Yordano Ventura has a 13-8 regular season record, with a 4.08 ERA, 3.57 FIP, and 3.50 xFIP in 28 starts in the regular season. He features a four-seam FB (37%), curve (24%), sinker (21%), change (15%), along with the occasional cutter. He’s a power pitcher, throwing both his FB and sinker at 96+ MPH.
His start in Game 1 of the ALDS is one he’d like to forget. He lasted just two innings, coughing up up four hits and three earned runs. In Game 4 he lasted five innings, giving up three earned runs and didn’t factor in the decision. Overall in the postseason he has started four games and has a 5.09 ERA with a .278 BBA in 17 ⅔ innings.
Chris Young is the only other listed starter that has started a game in the postseason this year in addition to one relief outing. In 8 ⅔ innings he has an ERA of 3.12 and a BAA of .200
Young compiled an 11-6 record in 34 games, 18 of them starts. He had an ERA of 3.06, a FIP of 4.52 and an xFIP of 5.33.
He relies on two pitches: the four-seam fastball (58%) and the slider (40%). The fastball is not overwhelming, clocking in at 87-mph. He’ll also throw the occasional change and curve.
Wade Davis took over the role of closer from Greg Holland late in the season after it was discovered that Holland had suffered a tear in his UCL. He has a record of 8-1 with 17 saves and an ERA of 0.94 in 69 appearances. His K/9 is 10.43 and his BB/9 is 2.67. Teams hit .143 against him. Davis features a four-seam FB (52%), a cutter (29%) and a curve (18%). His FB registers at approximately 96-mph.
Kelvin Herrera is a flamethrower with both his four seam (43%) and sinker (32%) in the 98-mph range. He throws an occasional change (16%) at around 90-mph along with a rare slider, curve and cutter. He has K/9 and BB/9 rates of 8.27 and 3.36. Teams hit .202 against him.
Ryan Madson slows things down a bit, throwing his four-seam (31%) and sinker (20%) in the 94-mph range. His changeup (29%) has about 10-mph of separation. He also throws a cutter about 20% of the time. His K/9 was 8.24 and his BB/9 was 1.99 and teams hit .203 against him. I’m beginning to sense a pattern here.
Franklin Morales’ primary pitch is his sinker (38%) followed by his cutter (30%) followed by his four -seam (23%) and curve (89%). His sinker and four-seam are around 93-mph and his cutter sits at 89-mph. His K/9 ands BB/9 are 5.92 and 2.02. His BAA is .242
Luke Hochevar comes at the hitter with three pitches. The four seam (41%), the cutter (40%) and the curve (19%). His fastball is in the 95-mph range. His K/9 and BB/9 are 8.70 and 2.84. Teams hit .249 against him.

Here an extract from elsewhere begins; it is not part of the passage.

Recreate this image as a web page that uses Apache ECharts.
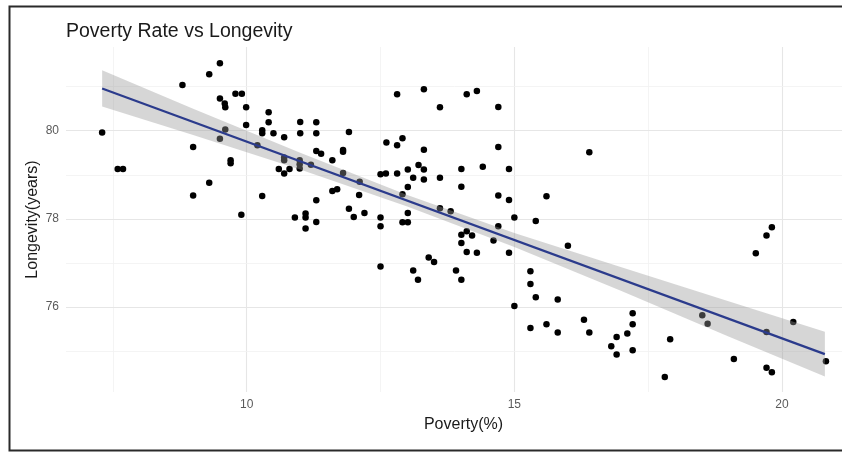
<!DOCTYPE html>
<html>
<head>
<meta charset="utf-8">
<title>Poverty Rate vs Longevity</title>
<script src="https://cdn.jsdelivr.net/npm/echarts@6/dist/echarts.min.js"></script>
<style>
  html, body { margin: 0; padding: 0; background: #ffffff; }
  #chart { width: 842px; height: 452px; }
</style>
</head>
<body>
<div id="chart"></div>
<script>
// Poverty rate (%) per state/county and the matching life expectancy (years)
const poverty = [
  7.30, 7.59, 7.69, 8.80, 9.00, 9.00, 9.30, 9.30, 9.50, 9.50,
  9.59, 9.60, 9.60, 9.50, 9.70, 9.70, 9.79, 9.91, 9.99, 9.99,
  9.90, 10.29, 10.29, 10.29, 10.41, 10.41, 10.50, 10.20, 10.70, 10.60,
  10.70, 10.80, 10.70, 10.70, 11.00, 11.00, 10.99, 10.99, 10.99, 11.30,
  11.30, 11.30, 11.39, 11.20, 11.60, 11.60, 11.69, 11.30, 10.90, 11.10,
  11.10, 11.10, 11.30,
  11.80, 11.80, 11.91, 11.80, 12.11, 12.10, 11.91, 12.00, 12.20, 12.50,
  12.50, 12.50, 12.61, 12.81, 12.81, 12.91, 12.50, 12.60, 12.81, 13.01,
  13.11, 13.01, 12.91, 13.01, 12.91, 13.01, 13.21, 13.31, 13.31, 13.31,
  13.31, 13.61, 13.61, 13.61, 13.81, 13.40, 13.50, 14.01, 14.01, 14.11,
  14.30, 14.41, 14.70, 14.70, 14.70, 14.90, 14.90, 15.00, 14.01, 14.11,
  14.21, 14.01, 14.11, 14.30, 14.61, 14.70, 14.90, 15.40, 15.60, 16.00,
  16.40, 13.11, 13.20, 13.91, 14.01, 15.00, 15.30, 15.30, 15.40, 15.81,
  15.30, 15.60, 15.81, 16.30, 16.40,
  19.51, 19.71, 19.81, 17.21, 17.21, 17.11, 16.91, 16.81, 16.91, 17.21,
  17.91, 17.81, 18.51, 18.61, 19.10, 19.71, 19.71, 19.81, 20.21, 20.82
];
const longevity = [
  79.96, 79.13, 79.13, 81.04, 79.63, 78.53, 81.28, 78.82, 81.53, 80.73,
  80.62, 80.53, 80.03, 79.82, 79.33, 79.26, 80.84, 80.84, 80.53, 80.13,
  78.09, 78.52, 80.01, 79.94, 80.42, 80.19, 79.94, 79.67, 79.85, 79.13,
  79.03, 79.13, 79.39, 79.33, 80.20, 79.94, 79.33, 79.24, 79.14, 80.19,
  79.94, 79.54, 79.48, 79.23, 79.33, 78.63, 78.67, 78.42, 78.03, 78.12,
  78.03, 77.78, 77.93,
  79.56, 79.52, 79.97, 79.04, 78.84, 78.54, 78.23, 78.04, 78.13, 78.03,
  77.83, 76.92, 79.73, 80.83, 79.67, 79.83, 79.01, 79.03, 79.03, 79.12,
  78.93, 78.72, 78.56, 78.13, 77.92, 77.92, 79.22, 79.12, 78.89, 79.57,
  80.94, 80.53, 78.93, 78.24, 78.17, 77.12, 77.02, 79.13, 78.73, 80.83,
  80.90, 79.18, 80.54, 79.63, 78.53, 79.13, 78.43, 78.03, 77.64, 77.72,
  77.62, 77.45, 77.25, 77.23, 77.51, 77.83, 77.23, 77.95, 78.51, 77.39,
  79.51, 76.83, 76.62, 76.83, 76.62, 76.02, 76.81, 76.52, 76.22, 76.17,
  75.52, 75.61, 75.42, 75.71, 75.42,
  77.22, 77.62, 77.81, 75.86, 75.61, 75.40, 75.32, 75.11, 74.92, 75.02,
  75.27, 74.41, 75.81, 75.62, 74.82, 75.43, 74.62, 74.52, 75.66, 74.77
];

// Linear fit (end points) and its confidence band
const fitX = [7.3, 20.8];
const fitY = [80.96, 74.93];
const bandX    = [7.3,   9.0,   11.0,  13.0,  15.0,  17.0,  19.0,  20.8];
const bandLow  = [80.55, 79.90, 79.12, 78.28, 77.36, 76.36, 75.33, 74.42];
const bandHigh = [81.37, 80.50, 79.50, 78.54, 77.68, 76.90, 76.13, 75.44];

// Axis ticks and grid lines
const xTicks = [10, 15, 20];
const xMinorGrid = [7.5, 12.5, 17.5];
const yTicks = [76, 78, 80];
const yMinorGrid = [75, 77, 79, 81];

const chart = echarts.init(document.getElementById('chart'), null, { renderer: 'canvas' });

const points = poverty.map((p, i) => [p, longevity[i]]);
const fitLine = fitX.map((x, i) => [x, fitY[i]]);

const majorLine = { color: '#e6e6e6', width: 1.1, type: 'solid' };
const minorLine = { color: '#f1f1f1', width: 0.8, type: 'solid' };
const gridLines = []
  .concat(xTicks.map(v => ({ xAxis: v, lineStyle: majorLine })))
  .concat(xMinorGrid.map(v => ({ xAxis: v, lineStyle: minorLine })))
  .concat(yTicks.map(v => ({ yAxis: v, lineStyle: majorLine })))
  .concat(yMinorGrid.map(v => ({ yAxis: v, lineStyle: minorLine })));

const font = '"Liberation Sans", Arial, Helvetica, sans-serif';

chart.setOption({
  animation: false,
  backgroundColor: '#ffffff',
  title: {
    text: 'Poverty Rate vs Longevity',
    left: 61,
    top: 17,
    textStyle: { fontFamily: font, fontSize: 19.5, fontWeight: 'normal', color: '#1a1a1a' }
  },
  graphic: [{
    type: 'rect',
    left: 7,
    top: 4,
    shape: { width: 850, height: 444 },
    style: { fill: 'none', stroke: '#2a2a2a', lineWidth: 2 },
    silent: true
  }],
  // the panel runs past the right edge of the canvas
  grid: { left: 66, width: 795, top: 47, bottom: 60, outerBoundsMode: 'none', containLabel: false },
  xAxis: {
    type: 'value',
    min: 6.625,
    max: 21.475,
    name: 'Poverty(%)',
    nameLocation: 'middle',
    nameGap: 25,
    nameMoveOverlap: false,
    nameTextStyle: { fontFamily: font, fontSize: 16, color: '#1a1a1a' },
    axisLine: { show: false },
    axisTick: { show: false },
    splitLine: { show: false },
    axisLabel: {
      customValues: xTicks,
      margin: 7,
      fontFamily: font,
      fontSize: 12,
      color: '#5a5a5a'
    }
  },
  yAxis: {
    type: 'value',
    min: 74.07,
    max: 81.9,
    name: 'Longevity(years)',
    nameLocation: 'middle',
    nameGap: 25,
    nameMoveOverlap: false,
    nameTextStyle: { fontFamily: font, fontSize: 16, color: '#1a1a1a' },
    axisLine: { show: false },
    axisTick: { show: false },
    splitLine: { show: false },
    axisLabel: {
      customValues: yTicks,
      margin: 7,
      fontFamily: font,
      fontSize: 12,
      color: '#5a5a5a'
    }
  },
  series: [
    {
      // panel grid lines
      type: 'line',
      data: [],
      silent: true,
      markLine: {
        z: 1,
        silent: true,
        symbol: ['none', 'none'],
        label: { show: false },
        emphasis: { disabled: true },
        data: gridLines
      }
    },
    {
      type: 'scatter',
      z: 3,
      data: points,
      symbolSize: 6.5,
      itemStyle: { color: '#000000', opacity: 1 },
      silent: true
    },
    {
      // confidence band, drawn over the points
      type: 'custom',
      z: 4,
      silent: true,
      data: [[bandX[0], bandHigh[0]]],
      renderItem: function (params, api) {
        const upper = bandX.map((x, i) => api.coord([x, bandHigh[i]]));
        const lower = bandX.map((x, i) => api.coord([x, bandLow[i]])).reverse();
        return {
          type: 'polygon',
          shape: { points: upper.concat(lower) },
          style: { fill: 'rgba(153,153,153,0.4)' }
        };
      }
    },
    {
      type: 'line',
      z: 5,
      data: fitLine,
      symbol: 'none',
      silent: true,
      lineStyle: { color: '#2b3b8c', width: 2.2 }
    }
  ]
});
</script>
</body>
</html>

The two teams they defeated in the postseason, the Astros in the ALDS and the Blue Jays in the ALCS, both relied heavily on the home run, #1 and #2 in the league respectively, to score runs. The Royals relied on timely situational hitting and speed on the basepaths to create runs and above average defense and pitching to shut down the opposition all season and into the postseason. That combination has earned them their second trip to the World Series in as many years. The approach the Royals take on offense should match up well against the arms the Mets have, and their experience from last year should help them as should home field advantage.